Another dated analogy is a party-line phone system. If you shared a party line phone with 8 users, anytime any of the users received a call; your phone would ring. All users would have to answer to determine if the call was for them. In addition, no other user can use the phone while someone else is using it. An Industrial Ethernet Switch is a more complex device with built-in intelligence to connect Ethernet nodes. The switch eliminates the problem of network determinism by providing full bandwidth with storage to a node or group of nodes. The switch eliminates all collisions domain that typically make Ethernet nondeterministic. A switch efficiently sends data only to the appropriate network port or segment, not the entire network as a hub does. The switch forwards data based on learned MAC addresses (unique for each hardware device on the network) contained in the data packet. The switch must store the source MAC addresses of devices it receives frames from, requiring high-speed dual ported SRAM (hubs have no memory requirements). The switch determines the location of each node and establishes a temporary connection between itself and the node and terminates once the packet is transferred.
Using our highway analogy, we have turned the single lane road into an 8-lane divided (RX and TX) highway. A lane can be dedicated to mission-critical nodes ensuring traffic can always get through in a pre-determined time.
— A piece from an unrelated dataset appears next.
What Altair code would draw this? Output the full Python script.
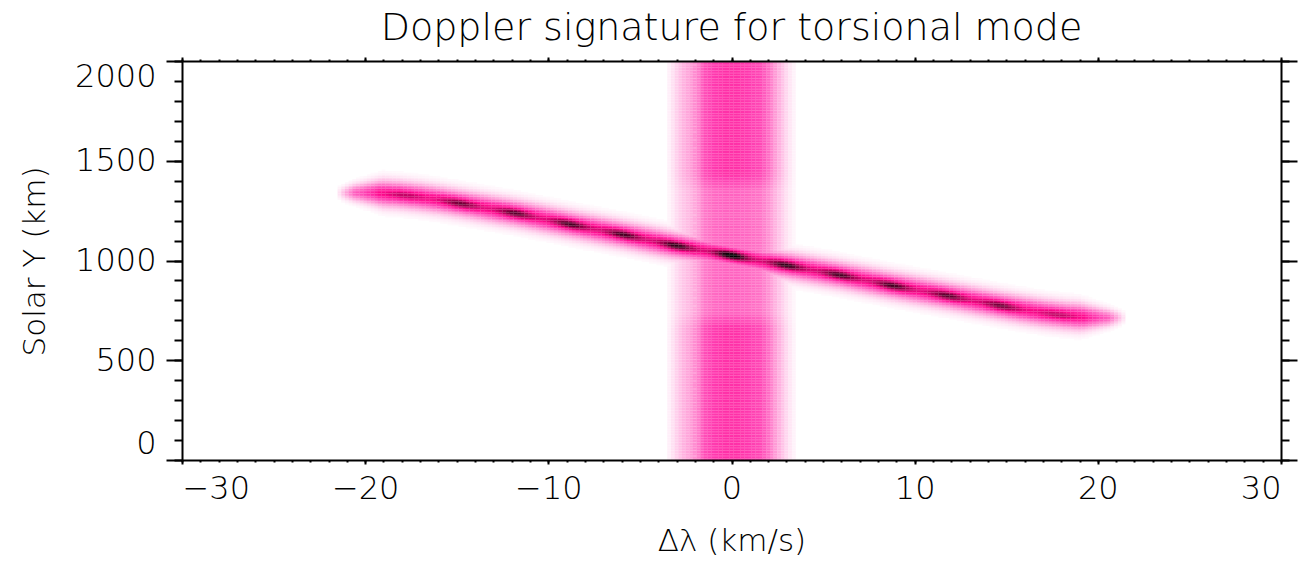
import numpy as np
import pandas as pd
import altair as alt

# ---------------- values ----------------
title_text = "Doppler signature for torsional mode"
x_title = "Δλ (km/s)"
y_title = "Solar Y (km)"

x_major = [-30, -20, -10, 0, 10, 20, 30]
x_minor = list(range(-30, 31))
y_major = [0, 500, 1000, 1500, 2000]
y_minor = list(range(0, 2001, 100))

# vertical rest-line band (x profile in km/s -> level)
band_x = [-3.7, -3.3, -2.9, -2.5, -2.1, -1.8, -1.5, -1.0, -0.3, 0.3, 1.0, 1.6, 1.95, 2.3, 2.7, 3.1, 3.6]
band_level = [0.0, 0.06, 0.16, 0.24, 0.30, 0.38, 0.50, 0.56, 0.59, 0.59, 0.56, 0.52, 0.44, 0.32, 0.20, 0.09, 0.0]
# band brightness along height
band_gain_y = [0, 660, 740, 1350, 1430, 2000]
band_gain = [1.0, 1.0, 0.76, 0.76, 1.0, 1.0]

# inclined Doppler ridge (centre line)
ridge_x = [-21.8, -20.5, -19.3, -18.2, -17.0, -15.8, -14.8, -11.7, -8.7, -5.9, -3.1, 0.0,
           3.0, 5.9, 8.7, 11.8, 14.7, 15.8, 17.0, 18.2, 19.3, 20.5, 21.8]
ridge_y = [1338, 1340, 1338, 1331, 1318, 1302, 1286, 1236, 1180, 1130, 1076, 1026,
           976, 928, 876, 824, 774, 756, 738, 724, 716, 713, 714]
ridge_amp_x = [-21.6, -20.6, -19.2, 19.2, 20.6, 21.6]
ridge_amp = [0.0, 0.45, 0.68, 0.68, 0.45, 0.0]
ridge_width_x = [-21.6, -19.0, 19.0, 21.6]
ridge_width = [18.0, 42.0, 42.0, 18.0]

# dark knots along the ridge
knot_x = [-17.8, -14.8, -11.8, -8.8, -5.9, -3.0, 0.0, 3.0, 5.9, 8.8, 11.8, 14.7, 17.8]
knot_dark = [0.12, 0.22, 0.24, 0.26, 0.26, 0.28, 0.34, 0.28, 0.26, 0.26, 0.24, 0.22, 0.12]

# colour table
cmap_stops = [0.0, 0.25, 0.55, 0.7, 0.85, 1.0]
cmap_colors = ["#ffffff", "#ffa8dc", "#ff3fb2", "#ff0a8e", "#a0004e", "#000000"]

# ---------------- build the image grid ----------------
dx, dy = 0.2, 8.0
xs = np.arange(-23.0, 23.0001, dx)
ys = np.arange(dy / 2, 2000, dy)
X, Y = np.meshgrid(xs, ys)

band = np.interp(X, band_x, band_level, left=0, right=0) * np.interp(Y, band_gain_y, band_gain)
yc = np.interp(X, ridge_x, ridge_y)
amp = np.interp(X, ridge_amp_x, ridge_amp, left=0, right=0)
sig = np.interp(X, ridge_width_x, ridge_width)
d = Y - yc
line = amp * np.exp(-0.5 * (d / sig) ** 2)
kn = np.zeros_like(X)
for kx, kd in zip(knot_x, knot_dark):
    kn += kd * np.exp(-0.5 * ((X - kx) / 0.75) ** 2)
kn *= np.exp(-0.5 * (d / (sig * 0.48)) ** 2) * (amp / max(ridge_amp))
v = np.clip(np.maximum(band, line + kn), 0, 1)

mask = v > 0.015
df = pd.DataFrame({
    "x0": X[mask] - dx * 0.53,
    "x1": X[mask] + dx * 0.53,
    "y0": Y[mask] - dy * 0.53,
    "y1": Y[mask] + dy * 0.53,
    "v": v[mask],
})
frame = pd.DataFrame({"x": [-30, 30], "y": [0, 2000]})

FONT = "DejaVu Sans"
FW = 200
xscale = alt.Scale(domain=[-30, 30], nice=False, zero=False)
yscale = alt.Scale(domain=[0, 2000], nice=False, zero=False)

common = dict(grid=False, zindex=1, tickColor="black", domainColor="black")

heat = alt.Chart(df).mark_rect(clip=True, strokeWidth=0).encode(
    x=alt.X("x0:Q", scale=xscale, axis=alt.Axis(
        orient="bottom", values=x_major, tickSize=4, tickWidth=2, domain=True, domainWidth=2,
        labelFontSize=32, labelFont=FONT, labelFontWeight=FW, labelColor="black", labelPadding=9,
        format="d",
        title=x_title, titleFontSize=31, titleFont=FONT, titleFontWeight=FW, titleColor="black",
        titleX=549.5, titleY=81, titleBaseline="middle", titleAlign="center", **common)),
    x2="x1:Q",
    y=alt.Y("y0:Q", scale=yscale, axis=alt.Axis(
        orient="left", values=y_major, tickSize=16, tickWidth=2, domain=True, domainWidth=2,
        labelFontSize=32, labelFont=FONT, labelFontWeight=FW, labelColor="black", labelPadding=10,
        labelFlush=True, format="d",
        title=y_title, titleFontSize=31, titleFont=FONT, titleFontWeight=FW, titleColor="black",
        titleX=-147, titleY=200, titleBaseline="middle", titleAlign="center", titleAngle=270, **common)),
    y2="y1:Q",
    color=alt.Color("v:Q", scale=alt.Scale(domain=cmap_stops, range=cmap_colors, interpolate="rgb"), legend=None),
)


def tick_layer(xorient, yorient, xvals, yvals, xsize, ysize, domain):
    return alt.Chart(frame).mark_point(opacity=0).encode(
        x=alt.X("x:Q", scale=xscale, axis=alt.Axis(
            orient=xorient, values=xvals, tickSize=xsize, tickWidth=2, labels=False, title=None,
            domain=domain, domainWidth=2, **common)),
        y=alt.Y("y:Q", scale=yscale, axis=alt.Axis(
            orient=yorient, values=yvals, tickSize=ysize, tickWidth=2, labels=False, title=None,
            domain=domain, domainWidth=2, **common)),
    )


minor_bl = tick_layer("bottom", "left", x_minor, y_minor, 2, 8, False)
major_tr = tick_layer("top", "right", x_major, y_major, 4, 16, True)
minor_tr = tick_layer("top", "right", x_minor, y_minor, 2, 8, False)

chart = alt.layer(heat, minor_bl, major_tr, minor_tr).resolve_axis(
    x="independent", y="independent"
).properties(
    width=1099,
    height=399,
    autosize=alt.AutoSizeParams(type="none"),
    padding={"left": 182, "top": 61, "right": 24, "bottom": 101},
    title=alt.TitleParams(text=title_text, fontSize=38, font=FONT, fontWeight=FW, color="black",
                          anchor="middle", offset=8),
).configure_view(stroke=None)

chart.save("out.html", embed_options={"renderer": "svg", "actions": False})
Using the phone analogy, your phone rings only when the call is for you and you can use the phone when other people are using it.
Summary
In summary, an Industrial Ethernet Switch increases network bandwidth and provides network determinism for Industrial control applications, and provides the most cost-effective solution for industrial environments.
Disclaimer
It is the customer's responsibility to review the advice provided herein and its applicability to the system. Red Lion makes no representation about specific knowledge of the customer's system or the specific performance of the system. Red Lion is not responsible for any damage to equipment or connected systems. The use of this document is at your own risk. Red Lion standard product warranty applies.